┌─ Collected material

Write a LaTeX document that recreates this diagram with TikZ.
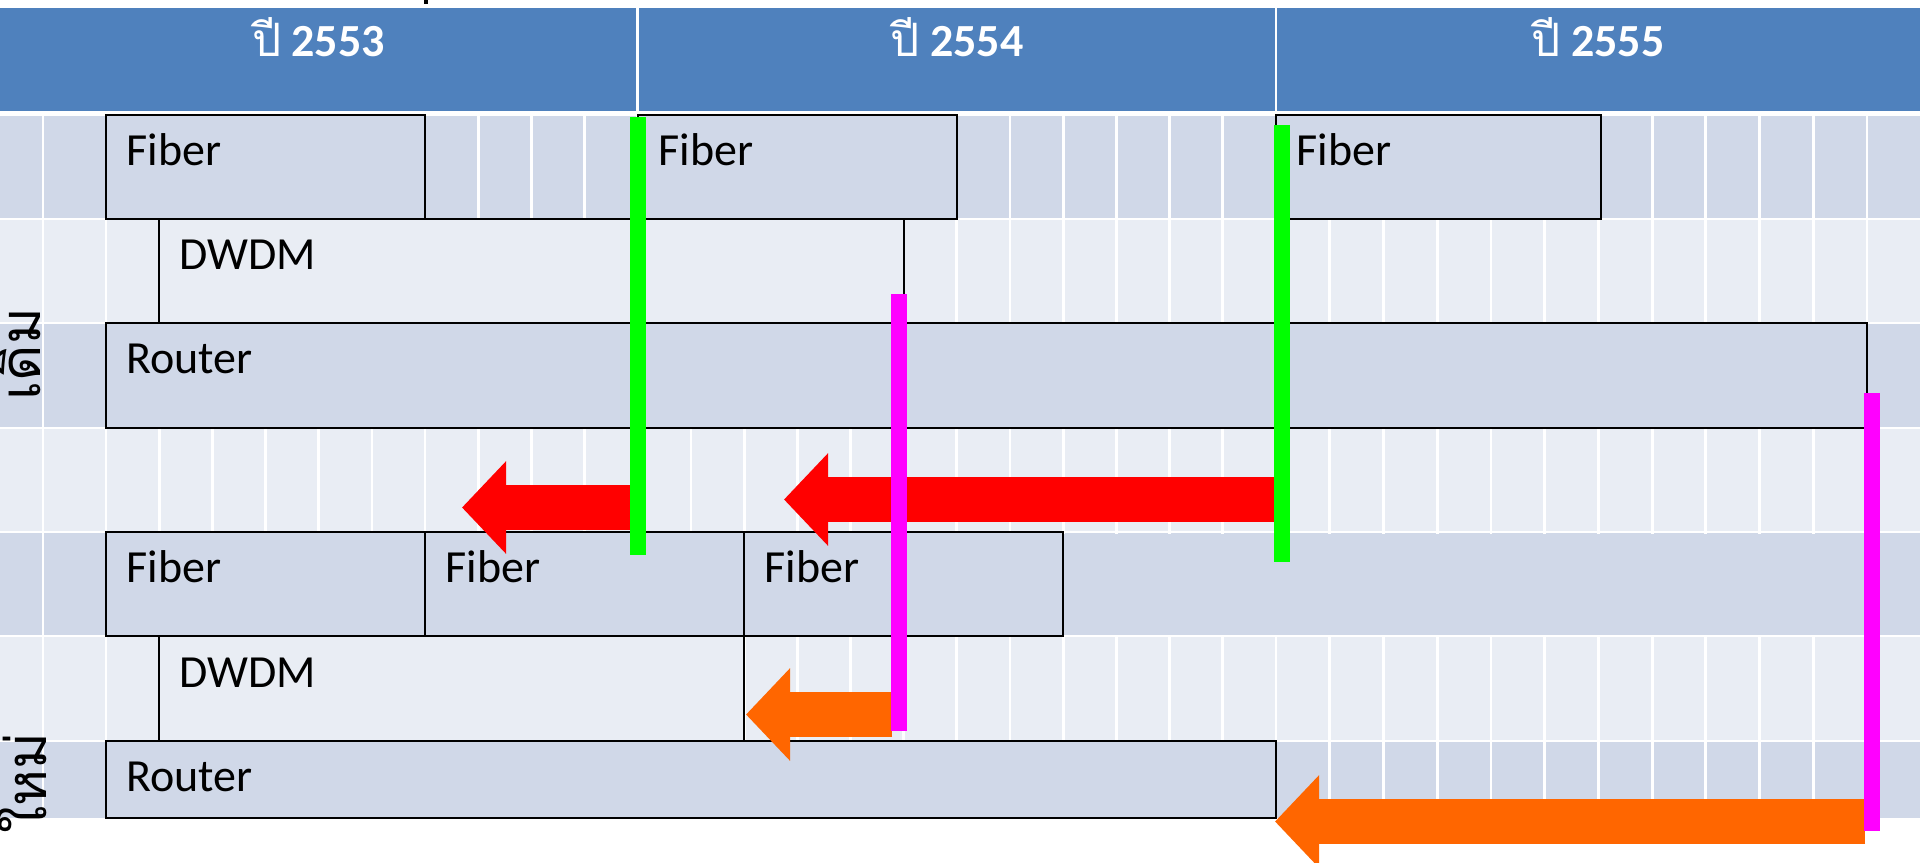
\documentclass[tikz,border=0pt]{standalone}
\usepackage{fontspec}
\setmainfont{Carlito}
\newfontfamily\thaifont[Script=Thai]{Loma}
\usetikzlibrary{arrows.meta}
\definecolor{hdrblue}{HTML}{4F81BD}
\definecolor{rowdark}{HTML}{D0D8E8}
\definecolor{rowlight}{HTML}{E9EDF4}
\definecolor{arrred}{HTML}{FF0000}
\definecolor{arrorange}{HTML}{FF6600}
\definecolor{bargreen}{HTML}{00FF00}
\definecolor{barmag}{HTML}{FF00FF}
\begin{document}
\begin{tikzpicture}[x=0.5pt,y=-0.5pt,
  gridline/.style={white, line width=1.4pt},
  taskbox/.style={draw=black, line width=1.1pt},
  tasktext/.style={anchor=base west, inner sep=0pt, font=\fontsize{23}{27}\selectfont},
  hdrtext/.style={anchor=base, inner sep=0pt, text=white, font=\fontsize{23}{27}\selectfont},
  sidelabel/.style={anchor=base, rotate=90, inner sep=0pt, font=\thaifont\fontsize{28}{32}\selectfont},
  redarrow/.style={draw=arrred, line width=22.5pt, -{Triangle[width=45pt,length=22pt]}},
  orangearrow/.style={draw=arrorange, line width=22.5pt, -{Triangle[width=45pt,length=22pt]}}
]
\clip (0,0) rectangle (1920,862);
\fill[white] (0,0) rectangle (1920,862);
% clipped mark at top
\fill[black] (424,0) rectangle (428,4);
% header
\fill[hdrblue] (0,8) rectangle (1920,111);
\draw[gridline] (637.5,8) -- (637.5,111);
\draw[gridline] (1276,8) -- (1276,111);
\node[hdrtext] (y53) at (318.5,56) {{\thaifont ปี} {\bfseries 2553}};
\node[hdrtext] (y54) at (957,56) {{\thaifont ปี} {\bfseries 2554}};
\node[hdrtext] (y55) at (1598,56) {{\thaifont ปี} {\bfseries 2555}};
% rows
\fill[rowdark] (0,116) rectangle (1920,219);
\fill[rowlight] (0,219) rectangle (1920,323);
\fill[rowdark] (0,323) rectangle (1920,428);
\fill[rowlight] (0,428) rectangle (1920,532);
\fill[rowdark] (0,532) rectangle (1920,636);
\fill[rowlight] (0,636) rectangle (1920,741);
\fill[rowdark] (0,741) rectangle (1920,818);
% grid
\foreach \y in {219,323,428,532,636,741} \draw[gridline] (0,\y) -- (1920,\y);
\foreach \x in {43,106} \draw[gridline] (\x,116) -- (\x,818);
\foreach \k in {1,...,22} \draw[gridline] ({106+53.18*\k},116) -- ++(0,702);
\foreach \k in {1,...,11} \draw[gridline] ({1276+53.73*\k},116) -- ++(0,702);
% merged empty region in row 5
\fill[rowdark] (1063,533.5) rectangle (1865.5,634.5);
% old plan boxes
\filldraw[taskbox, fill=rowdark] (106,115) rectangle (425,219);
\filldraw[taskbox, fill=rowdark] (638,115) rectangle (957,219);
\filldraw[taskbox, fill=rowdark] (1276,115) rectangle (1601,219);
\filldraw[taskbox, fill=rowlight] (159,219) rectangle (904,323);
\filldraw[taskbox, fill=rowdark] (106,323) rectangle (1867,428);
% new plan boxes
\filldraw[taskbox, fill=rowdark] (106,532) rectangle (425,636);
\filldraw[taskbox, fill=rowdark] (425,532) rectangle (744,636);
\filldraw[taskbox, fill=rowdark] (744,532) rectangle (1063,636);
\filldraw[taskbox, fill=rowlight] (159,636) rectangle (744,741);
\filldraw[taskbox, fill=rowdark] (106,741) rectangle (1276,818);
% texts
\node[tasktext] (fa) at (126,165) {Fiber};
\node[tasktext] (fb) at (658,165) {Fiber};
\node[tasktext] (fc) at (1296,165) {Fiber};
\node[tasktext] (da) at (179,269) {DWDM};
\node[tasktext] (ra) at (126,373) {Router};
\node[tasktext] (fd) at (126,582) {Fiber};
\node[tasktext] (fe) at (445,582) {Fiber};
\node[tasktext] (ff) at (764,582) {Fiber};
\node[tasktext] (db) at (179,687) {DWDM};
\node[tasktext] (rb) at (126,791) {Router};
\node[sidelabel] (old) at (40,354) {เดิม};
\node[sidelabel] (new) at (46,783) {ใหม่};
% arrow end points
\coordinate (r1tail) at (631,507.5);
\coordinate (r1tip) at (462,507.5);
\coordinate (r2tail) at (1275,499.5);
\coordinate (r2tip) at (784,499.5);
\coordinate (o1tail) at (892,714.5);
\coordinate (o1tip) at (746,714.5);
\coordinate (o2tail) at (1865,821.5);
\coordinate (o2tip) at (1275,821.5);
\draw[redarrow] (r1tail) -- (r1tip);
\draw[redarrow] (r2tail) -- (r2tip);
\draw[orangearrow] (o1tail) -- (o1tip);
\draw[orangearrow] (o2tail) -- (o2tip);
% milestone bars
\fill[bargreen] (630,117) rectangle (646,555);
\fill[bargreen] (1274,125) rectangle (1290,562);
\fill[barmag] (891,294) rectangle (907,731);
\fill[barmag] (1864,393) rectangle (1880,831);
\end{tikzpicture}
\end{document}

└─

● **Job**:
Reproduce all of the material exactly, apart from the pictures.

● **Task result**:
Write a LaTeX document that recreates this diagram with TikZ.
\documentclass[tikz,border=0pt]{standalone}
\usepackage{fontspec}
\setmainfont{Carlito}
\newfontfamily\thaifont[Script=Thai]{Loma}
\usetikzlibrary{arrows.meta}
\definecolor{hdrblue}{HTML}{4F81BD}
\definecolor{rowdark}{HTML}{D0D8E8}
\definecolor{rowlight}{HTML}{E9EDF4}
\definecolor{arrred}{HTML}{FF0000}
\definecolor{arrorange}{HTML}{FF6600}
\definecolor{bargreen}{HTML}{00FF00}
\definecolor{barmag}{HTML}{FF00FF}
\begin{document}
\begin{tikzpicture}[x=0.5pt,y=-0.5pt,
  gridline/.style={white, line width=1.4pt},
  taskbox/.style={draw=black, line width=1.1pt},
  tasktext/.style={anchor=base west, inner sep=0pt, font=\fontsize{23}{27}\selectfont},
  hdrtext/.style={anchor=base, inner sep=0pt, text=white, font=\fontsize{23}{27}\selectfont},
  sidelabel/.style={anchor=base, rotate=90, inner sep=0pt, font=\thaifont\fontsize{28}{32}\selectfont},
  redarrow/.style={draw=arrred, line width=22.5pt, -{Triangle[width=45pt,length=22pt]}},
  orangearrow/.style={draw=arrorange, line width=22.5pt, -{Triangle[width=45pt,length=22pt]}}
]
\clip (0,0) rectangle (1920,862);
\fill[white] (0,0) rectangle (1920,862);
% clipped mark at top
\fill[black] (424,0) rectangle (428,4);
% header
\fill[hdrblue] (0,8) rectangle (1920,111);
\draw[gridline] (637.5,8) -- (637.5,111);
\draw[gridline] (1276,8) -- (1276,111);
\node[hdrtext] (y53) at (318.5,56) {{\thaifont ปี} {\bfseries 2553}};
\node[hdrtext] (y54) at (957,56) {{\thaifont ปี} {\bfseries 2554}};
\node[hdrtext] (y55) at (1598,56) {{\thaifont ปี} {\bfseries 2555}};
% rows
\fill[rowdark] (0,116) rectangle (1920,219);
\fill[rowlight] (0,219) rectangle (1920,323);
\fill[rowdark] (0,323) rectangle (1920,428);
\fill[rowlight] (0,428) rectangle (1920,532);
\fill[rowdark] (0,532) rectangle (1920,636);
\fill[rowlight] (0,636) rectangle (1920,741);
\fill[rowdark] (0,741) rectangle (1920,818);
% grid
\foreach \y in {219,323,428,532,636,741} \draw[gridline] (0,\y) -- (1920,\y);
\foreach \x in {43,106} \draw[gridline] (\x,116) -- (\x,818);
\foreach \k in {1,...,22} \draw[gridline] ({106+53.18*\k},116) -- ++(0,702);
\foreach \k in {1,...,11} \draw[gridline] ({1276+53.73*\k},116) -- ++(0,702);
% merged empty region in row 5
\fill[rowdark] (1063,533.5) rectangle (1865.5,634.5);
% old plan boxes
\filldraw[taskbox, fill=rowdark] (106,115) rectangle (425,219);
\filldraw[taskbox, fill=rowdark] (638,115) rectangle (957,219);
\filldraw[taskbox, fill=rowdark] (1276,115) rectangle (1601,219);
\filldraw[taskbox, fill=rowlight] (159,219) rectangle (904,323);
\filldraw[taskbox, fill=rowdark] (106,323) rectangle (1867,428);
% new plan boxes
\filldraw[taskbox, fill=rowdark] (106,532) rectangle (425,636);
\filldraw[taskbox, fill=rowdark] (425,532) rectangle (744,636);
\filldraw[taskbox, fill=rowdark] (744,532) rectangle (1063,636);
\filldraw[taskbox, fill=rowlight] (159,636) rectangle (744,741);
\filldraw[taskbox, fill=rowdark] (106,741) rectangle (1276,818);
% texts
\node[tasktext] (fa) at (126,165) {Fiber};
\node[tasktext] (fb) at (658,165) {Fiber};
\node[tasktext] (fc) at (1296,165) {Fiber};
\node[tasktext] (da) at (179,269) {DWDM};
\node[tasktext] (ra) at (126,373) {Router};
\node[tasktext] (fd) at (126,582) {Fiber};
\node[tasktext] (fe) at (445,582) {Fiber};
\node[tasktext] (ff) at (764,582) {Fiber};
\node[tasktext] (db) at (179,687) {DWDM};
\node[tasktext] (rb) at (126,791) {Router};
\node[sidelabel] (old) at (40,354) {เดิม};
\node[sidelabel] (new) at (46,783) {ใหม่};
% arrow end points
\coordinate (r1tail) at (631,507.5);
\coordinate (r1tip) at (462,507.5);
\coordinate (r2tail) at (1275,499.5);
\coordinate (r2tip) at (784,499.5);
\coordinate (o1tail) at (892,714.5);
\coordinate (o1tip) at (746,714.5);
\coordinate (o2tail) at (1865,821.5);
\coordinate (o2tip) at (1275,821.5);
\draw[redarrow] (r1tail) -- (r1tip);
\draw[redarrow] (r2tail) -- (r2tip);
\draw[orangearrow] (o1tail) -- (o1tip);
\draw[orangearrow] (o2tail) -- (o2tip);
% milestone bars
\fill[bargreen] (630,117) rectangle (646,555);
\fill[bargreen] (1274,125) rectangle (1290,562);
\fill[barmag] (891,294) rectangle (907,731);
\fill[barmag] (1864,393) rectangle (1880,831);
\end{tikzpicture}
\end{document}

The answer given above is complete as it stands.